Perfect. For that, I don't even need to go shopping. I just empty out the hats-and-boots closet, grab some tack from the barn, and I'm set.
At right: My vintage trailer, all 13 feet of her, was the only RV of any kind at the first campground I stayed at on my road trip vacation.Some observations re: the road:
* My trip was 200 miles, each way, and the whole time I was driving, everything seemed sharpened--in this weird "better now than never" way. I was keenly aware that "affordable luxury" (that of buying fuel for recreational travel) is on its way to becoming a one-word term. I savored it while I could.
* The reduction in highway traffic, from last summer to this summer, is profound. The only drivers I saw in any numbers were big-rig truckers. It seemed pretty lonely out there in two-lane, U.S.-state-highway America. I spent my first night out at an RV campground that came complete with high-speed wireless Internet service--and was the only one there.
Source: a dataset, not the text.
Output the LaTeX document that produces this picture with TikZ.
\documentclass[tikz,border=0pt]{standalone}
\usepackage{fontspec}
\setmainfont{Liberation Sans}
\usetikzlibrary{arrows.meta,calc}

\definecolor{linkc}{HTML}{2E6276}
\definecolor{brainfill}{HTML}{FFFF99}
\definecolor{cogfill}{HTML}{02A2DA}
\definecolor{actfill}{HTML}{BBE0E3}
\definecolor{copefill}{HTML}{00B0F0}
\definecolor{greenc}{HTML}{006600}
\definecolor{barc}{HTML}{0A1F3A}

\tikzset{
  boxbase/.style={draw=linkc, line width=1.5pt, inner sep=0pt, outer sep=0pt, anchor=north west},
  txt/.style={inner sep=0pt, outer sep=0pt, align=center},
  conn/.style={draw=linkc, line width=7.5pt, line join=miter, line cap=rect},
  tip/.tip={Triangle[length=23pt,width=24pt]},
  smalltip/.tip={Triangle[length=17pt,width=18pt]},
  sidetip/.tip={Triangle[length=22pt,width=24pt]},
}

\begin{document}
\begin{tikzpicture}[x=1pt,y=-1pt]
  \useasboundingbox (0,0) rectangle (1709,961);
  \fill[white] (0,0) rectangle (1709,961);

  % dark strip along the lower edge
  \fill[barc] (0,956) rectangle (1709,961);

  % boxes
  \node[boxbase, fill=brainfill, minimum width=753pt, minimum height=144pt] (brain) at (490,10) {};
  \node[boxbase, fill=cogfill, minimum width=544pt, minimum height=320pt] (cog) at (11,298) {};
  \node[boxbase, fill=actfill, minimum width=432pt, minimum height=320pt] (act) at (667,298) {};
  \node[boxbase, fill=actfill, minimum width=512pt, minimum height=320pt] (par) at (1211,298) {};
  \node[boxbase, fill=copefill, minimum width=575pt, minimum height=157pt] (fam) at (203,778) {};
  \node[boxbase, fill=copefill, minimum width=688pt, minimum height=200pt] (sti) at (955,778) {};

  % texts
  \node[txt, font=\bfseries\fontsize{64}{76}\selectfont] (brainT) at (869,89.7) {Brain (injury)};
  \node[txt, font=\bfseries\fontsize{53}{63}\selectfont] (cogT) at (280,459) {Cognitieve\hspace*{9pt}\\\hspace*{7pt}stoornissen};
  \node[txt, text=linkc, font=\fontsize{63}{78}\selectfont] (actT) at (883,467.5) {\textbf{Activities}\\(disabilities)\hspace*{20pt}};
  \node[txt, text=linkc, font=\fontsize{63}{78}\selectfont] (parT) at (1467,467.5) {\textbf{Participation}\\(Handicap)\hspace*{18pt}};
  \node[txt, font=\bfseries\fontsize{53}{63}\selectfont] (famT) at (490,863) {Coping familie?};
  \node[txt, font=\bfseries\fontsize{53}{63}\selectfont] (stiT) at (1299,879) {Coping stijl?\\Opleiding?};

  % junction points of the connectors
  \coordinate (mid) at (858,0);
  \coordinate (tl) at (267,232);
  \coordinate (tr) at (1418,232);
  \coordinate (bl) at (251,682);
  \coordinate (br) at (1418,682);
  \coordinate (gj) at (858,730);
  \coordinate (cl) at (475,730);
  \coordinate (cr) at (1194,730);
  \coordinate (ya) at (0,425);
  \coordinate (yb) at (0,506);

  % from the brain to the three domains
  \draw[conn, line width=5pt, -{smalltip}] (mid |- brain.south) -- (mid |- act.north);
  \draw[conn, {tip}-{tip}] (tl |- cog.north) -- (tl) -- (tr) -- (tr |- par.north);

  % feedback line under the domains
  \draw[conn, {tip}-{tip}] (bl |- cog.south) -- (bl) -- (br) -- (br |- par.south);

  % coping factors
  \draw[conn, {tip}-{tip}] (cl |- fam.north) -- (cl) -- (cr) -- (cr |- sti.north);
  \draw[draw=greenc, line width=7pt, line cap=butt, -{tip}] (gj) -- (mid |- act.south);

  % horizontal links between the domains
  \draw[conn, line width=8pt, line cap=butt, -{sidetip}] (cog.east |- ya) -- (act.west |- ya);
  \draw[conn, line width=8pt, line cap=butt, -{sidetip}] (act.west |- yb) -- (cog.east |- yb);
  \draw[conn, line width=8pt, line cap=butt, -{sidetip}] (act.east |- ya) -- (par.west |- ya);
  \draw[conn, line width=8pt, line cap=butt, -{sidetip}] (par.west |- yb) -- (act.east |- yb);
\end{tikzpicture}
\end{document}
* Those big house-on-wheels rigs that such places were built for? I saw more of them parked at the ends of driveways, with FOR SALE signs, than I did ones going down the road.
* The 60 or so Sisters who defied today's fuel logic, and showed up anyway, were NOT there to complain about the cost of getting there. They came to play, and that they did. I didn't hear any discussions about fuel prices. But I did pick up on that same appreciative vibe, the one with the little voice that says, "I'm going to enjoy doing this now, while I still can."